O primeiro emprego que tive ao chegar a Porto Alegre, saindo de Arroio do Meio, foi na Olverbra, uma das maiores empresas da época. O carro-chefe do grupo era uma esmagadora de soja, mas havia unidades de navegação, reflorestamento e embalagens plásticas, entre outras, com inúmeras filiais, uma delas em Lajeado.
Fui contratado como auxiliar de pessoal, um degrau acima de um contínuo – ou office boy, como se dizia à época. Minha vida consistia em realizar serviço de banco, acompanhar funcionários demitidos aos respectivos sindicatos e pagar as contas de minha chefe, uma incorrigível consumista.
Um dos meus colegas era um senhor de 70 anos, o seu Lotha Zang, alemão austero, exigente, de poucos sorrisos. Ele era o responsável pelo controle dos cartões-ponto, confeccionados em papelão. Se utilizava de lápis caprichosamente apontados com uma lâmina Gilette, com pontas simétricas. Eram quatro lápis de tamanhos exatamente iguais, usados para assinalar atrasos, horas extras acumuladas e tudo que dissesse respeito aos nossos horários.
Tudo na vida passa. Menos as pessoas especiais que estarão para sempre do lado esquerdo do nosso peito
Em uma onda de demissões seu Lotha foi demitido, o que me deixou triste. Tratava-se de um conselheiro com suas preciosas dicas de como sobreviver numa grande empresa, sem falar de sua experiência de vida. Mesmo fora da empresa ele me ligava para que almoçássemos no centro da cidade. Eram momentos de boas risadas, recordações felizes.

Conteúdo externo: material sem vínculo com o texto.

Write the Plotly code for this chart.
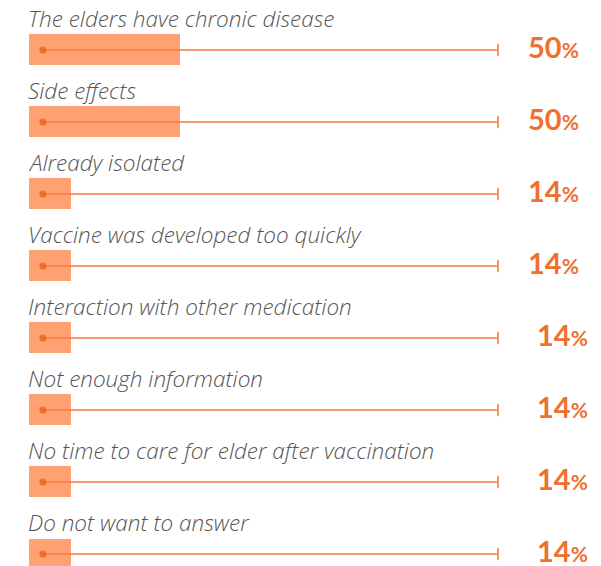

No último encontro, seu Lotha estava quieto, acabrunhado, distante. No final do almoço tomei coragem para perguntar o que ocorria, se havia problemas financeiros, de saúde. Ele suspirou antes de me fitar com seus faiscantes olhos azuis. E disse:
– Olha, meu amigo… a pior coisa da velhice é a dificuldades de encontrar pessoas que viveram “os bons tempos”. Ou seja, achar pessoas com as mesmas recordações, experiências e vivências para compartilhar de momentos inesquecíveis.
Contou que ia com frequência à Praça da Alfândega, lugar emblemático de Porto Alegre, que se caracteriza pelo encontro de vários grupos de idosos que jogam damas e conversa fora.
– Cada dia o meu grupo está menor, e isso piora sensivelmente no inverno quando nós, velhos de idade, sofremos demais – murmurou antes de me dar um abraço afetuoso e sumir no caos da Rua da Praia. Foi o nosso último encontro.
Aos 56 anos, ouço com frequência cada vez maior os amigos de escola ou de “futebol de salão” dizer que é preciso aproveitar a vida, que muitos amigos já se foram, que é fundamental curtir todos os momentos. Mais uma vez, o seu Lotha proporcionou uma aula de vida. Mostrou que tudo na vida passa. Menos as pessoas especiais que estarão, para sempre, do lado esquerdo do nosso peito.